After graduating from high school, Giletto decided to go full-throttle into the restaurant business, entering Philadelphia’s JNA Institute of Culinary Arts, where he now occasionally teaches classes with titles like Beef Fabrication 101, Cost Control, Bar and Beverage, and Kitchen Layout and Design. The 18-month JNA program gave Giletto enough confidence to approach the executive chef at a Holiday Inn near his home and ask for his first “real” job.
“I just went there because it was near our house and pretty much said to this guy, ‘Hey, you need to hire me; I can benefit you and I need a job,’” Giletto says. He was told to come back the next day for a test. If he passed, he’d have a job as sous chef.

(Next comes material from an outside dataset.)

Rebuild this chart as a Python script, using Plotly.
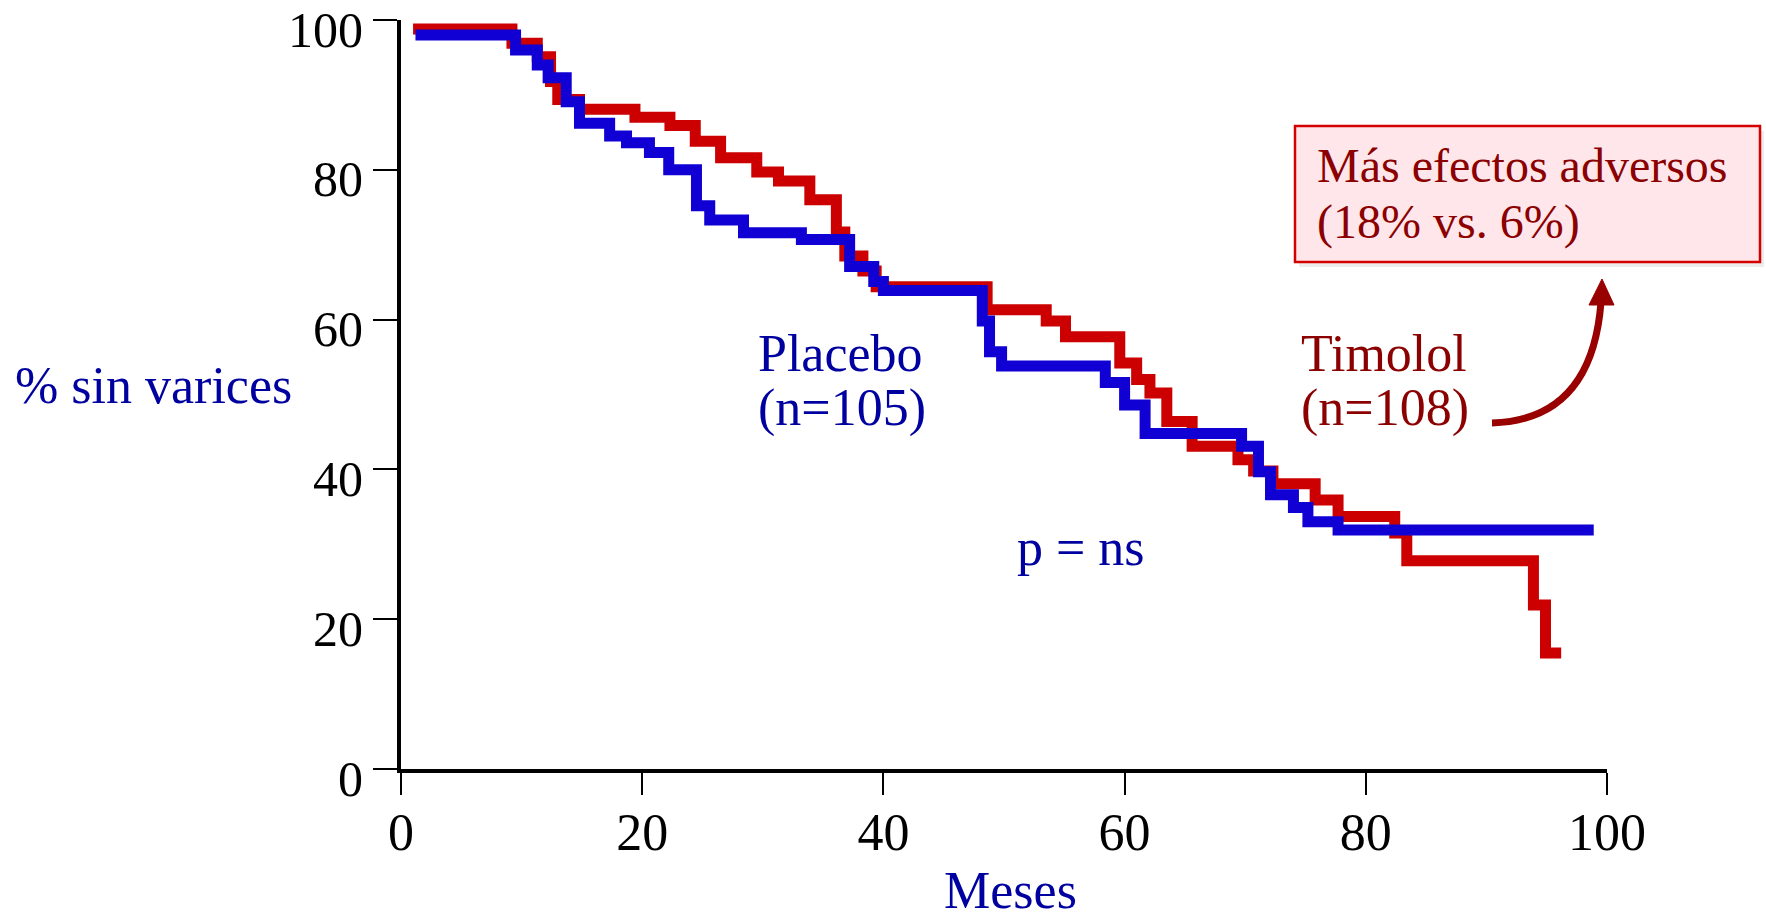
import plotly.graph_objects as go

# Kaplan-Meier curves: each percentage holds from its month until the next month
timolol_months = [1.0, 9.2, 11.3, 12.4, 13.0, 14.8, 19.4, 22.3, 24.4, 26.5, 29.5, 31.3,
                  33.9, 36.1, 36.8, 38.3, 39.4, 48.6, 53.5, 55.1, 59.6, 61.0, 62.1, 63.5,
                  65.6, 69.4, 70.7, 72.3, 75.8, 77.7, 82.4, 83.4, 93.9, 94.9, 96.2]
timolol_pct = [98.8, 96.9, 95.1, 91.8, 89.4, 88.1, 87.0, 85.9, 83.8, 81.6, 79.7, 78.5,
               76.0, 71.7, 68.5, 66.5, 64.4, 61.3, 59.8, 57.7, 54.2, 52.0, 50.2, 46.4,
               43.1, 41.3, 39.8, 38.1, 35.9, 33.7, 31.5, 27.8, 21.9, 15.5, 15.5]

placebo_months = [1.2, 9.5, 11.3, 12.2, 13.7, 14.8, 17.3, 18.7, 20.6, 22.2, 24.5, 25.6,
                  28.4, 33.2, 37.2, 39.2, 40.0, 48.2, 48.8, 49.8, 58.4, 60.0, 61.7, 69.7,
                  71.1, 72.1, 74.0, 75.2, 77.7, 98.9]
placebo_pct = [98.0, 96.0, 94.0, 92.3, 89.1, 86.2, 84.5, 83.6, 82.3, 80.0, 75.2, 73.3,
               71.6, 70.7, 67.1, 65.1, 63.9, 59.8, 55.7, 53.8, 51.6, 48.6, 44.8, 43.1,
               39.7, 36.6, 34.9, 33.0, 31.9, 31.9]

x_ticks = [0, 20, 40, 60, 80, 100]
y_ticks = [0, 20, 40, 60, 80, 100]

W, H = 1766, 921
L, R, T, B = 401, 159, 20, 152
PW = W - L - R
PH = H - T - B

SERIF = "Liberation Serif, Times New Roman, serif"
RED = "#cc0000"
BLUE = "#1100d4"
NAVY = "#0000a0"
MAROON = "#8b0000"


def px_x(px):
    return (px - L) / PW


def px_y(py):
    return (H - B - py) / PH


def label(text, left, baseline, size, color):
    # place a line of text by its left edge and baseline (in pixels)
    return dict(
        text=text, xref="paper", yref="paper", showarrow=False,
        x=px_x(left), y=px_y(baseline - 0.3375 * size),
        xanchor="left", yanchor="middle",
        font=dict(family=SERIF, size=size, color=color),
    )


fig = go.Figure()
fig.add_trace(go.Scatter(
    x=timolol_months, y=timolol_pct, mode="lines", name="Timolol",
    line=dict(shape="hv", width=11, color=RED),
))
fig.add_trace(go.Scatter(
    x=placebo_months, y=placebo_pct, mode="lines", name="Placebo",
    line=dict(shape="hv", width=11, color=BLUE),
))

axis_common = dict(
    showline=True, linewidth=4, linecolor="black",
    ticks="outside", tickwidth=2, tickcolor="black",
    ticklabeloverflow="allow",
    showgrid=False, zeroline=False, fixedrange=True,
)
fig.update_xaxes(range=[0, 100], tickvals=x_ticks, ticklen=22,
                 tickfont=dict(family=SERIF, size=52, color="black"),
                 ticklabelstandoff=-7, **axis_common)
fig.update_yaxes(range=[0, 100], tickvals=y_ticks, ticklen=24,
                 tickfont=dict(family=SERIF, size=50, color="black"),
                 ticklabelstandoff=0, ticklabelshift=9, **axis_common)

meses = dict(
    text="Meses", xref="paper", yref="paper", showarrow=False,
    x=px_x(942), y=px_y(H), xanchor="left", yanchor="bottom",
    font=dict(family=SERIF, size=52, color=NAVY),
)

annotations = [
    label("% sin varices", 13, 403, 52, NAVY),
    meses,
    label("Placebo", 756, 371, 52, NAVY),
    label("(n=105)", 756, 426, 52, NAVY),
    label("Timolol", 1299, 371, 52, MAROON),
    label("(n=108)", 1299, 426, 52, MAROON),
    label("p = ns", 1015, 565, 52, NAVY),
    label("Más efectos adversos", 1315, 182, 48, MAROON),
    label("(18% vs. 6%)", 1315, 238, 48, MAROON),
]

# note box with a faint drop shadow, plus the curved arrow pointing at it
box_l, box_t, box_r, box_b = 1295, 126, 1760, 262
shapes = [
    dict(type="rect", xref="paper", yref="paper",
         x0=px_x(box_l + 4), x1=px_x(box_r + 4), y0=px_y(box_b + 5), y1=px_y(box_t + 5),
         fillcolor="rgba(0,0,0,0.07)", line=dict(width=0), layer="above"),
    dict(type="rect", xref="paper", yref="paper",
         x0=px_x(box_l), x1=px_x(box_r), y0=px_y(box_b), y1=px_y(box_t),
         fillcolor="#ffe6ea", line=dict(color="#d40000", width=2.5), layer="above"),
]

sx, sy = 1492, 423
cx, cy = 1592, 420
ex, ey = 1601, 302
arrow_path = (f"M {px_x(sx)},{px_y(sy)} Q {px_x(cx)},{px_y(cy)} {px_x(ex)},{px_y(ey)}")
shapes.append(dict(type="path", xref="paper", yref="paper", path=arrow_path,
                   line=dict(color="#990000", width=7)))
head = (f"M {px_x(1589)},{px_y(305)} L {px_x(1614)},{px_y(305)} "
        f"L {px_x(1602)},{px_y(279)} Z")
shapes.append(dict(type="path", xref="paper", yref="paper", path=head,
                   fillcolor="#990000", line=dict(color="#990000", width=1)))

fig.update_layout(
    width=W, height=H,
    margin=dict(l=L, r=R, t=T, b=B, autoexpand=False),
    paper_bgcolor="white", plot_bgcolor="white",
    showlegend=False,
    annotations=annotations,
    shapes=shapes,
)

fig.write_html("out.html", config={"displayModeBar": False})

Told to trim dozens rounds of beef, Giletto got to work quickly, and, in his eagerness, ended up with a large knife in his thumb. But when he refused to go to the hospital to be stitched up, the chef took note of his moxie.
“I said, ‘I could keep going,’ and got back to work. I think the executive chef, Stuart Lindsay, was impressed that I hung there to finish the job,” Giletto says. “In terms of working my way up to becoming a chef, that was the start of it.”
He stayed at the Holiday Inn for little over two years, eventually replacing Lindsay as executive chef. “I never looked back,” he says. “It was a great training ground.” From there, Giletto worked for various hotel chains and country clubs in the tri-state region, being named “Chef of the Year” by the American Culinary Foundation in 2002.
Giletto has no doubts that he can further his reputation for excellence at Ocean Place, where he’ll be managing five restaurants, plus banquet facilities for 1,900 people.
But Ocean Place is not the only venue where Giletto can be found heating things up, both literally and metaphorically. He also lends his talents to Gourmet Butterfly Media, a New York-based food production company. Founded by chef/food stylist and former Swedish supermodel Kersti Bowser, Gourmet Butterfly has more than a thousand cooking shows and cookbooks to its credit.
“I met Kersti in 1998 when I was taking part in a rice cooking competition for Japanese TV, called Go Han,” Giletto recalls. “She was the producer, and I got to work side by side with her. We just really hit it off.” While Giletto didn’t win the competition, he won Bowser’s respect and friendship. Before long, she hired him as her company’s executive chef. In that role, Giletto travels throughout the United States and abroad, procuring, preparing and staging food for various TV, magazine and cookbook shoots.
Despite his glamorous career, Giletto considers it a great compliment when diners say his cooking reminds him of the meals they grew up with.
“Happiness begins with the stomach, and everyone enjoys a good meal,” Giletto says. “Memories are very powerful, so if someone tells me that what I’ve done is as good as something, say, their mom made, that’s as good as it gets for me. The ultimate praise.”
Although the multitasking chef is busily cooking, creating new recipes and filming his TV show, he expects to get around to writing a “farm-fresh gourmet cuisine” cookbook within the next year. “It’s the next step for me,” Giletto says. “I’ve gotten to do so many exciting things in my career so far. It’s just a question of slowing down a little so I can get around to it.”
Published (and copyrighted) in South Jersey Magazine, Volume 8, Issue 5 (August, 2011).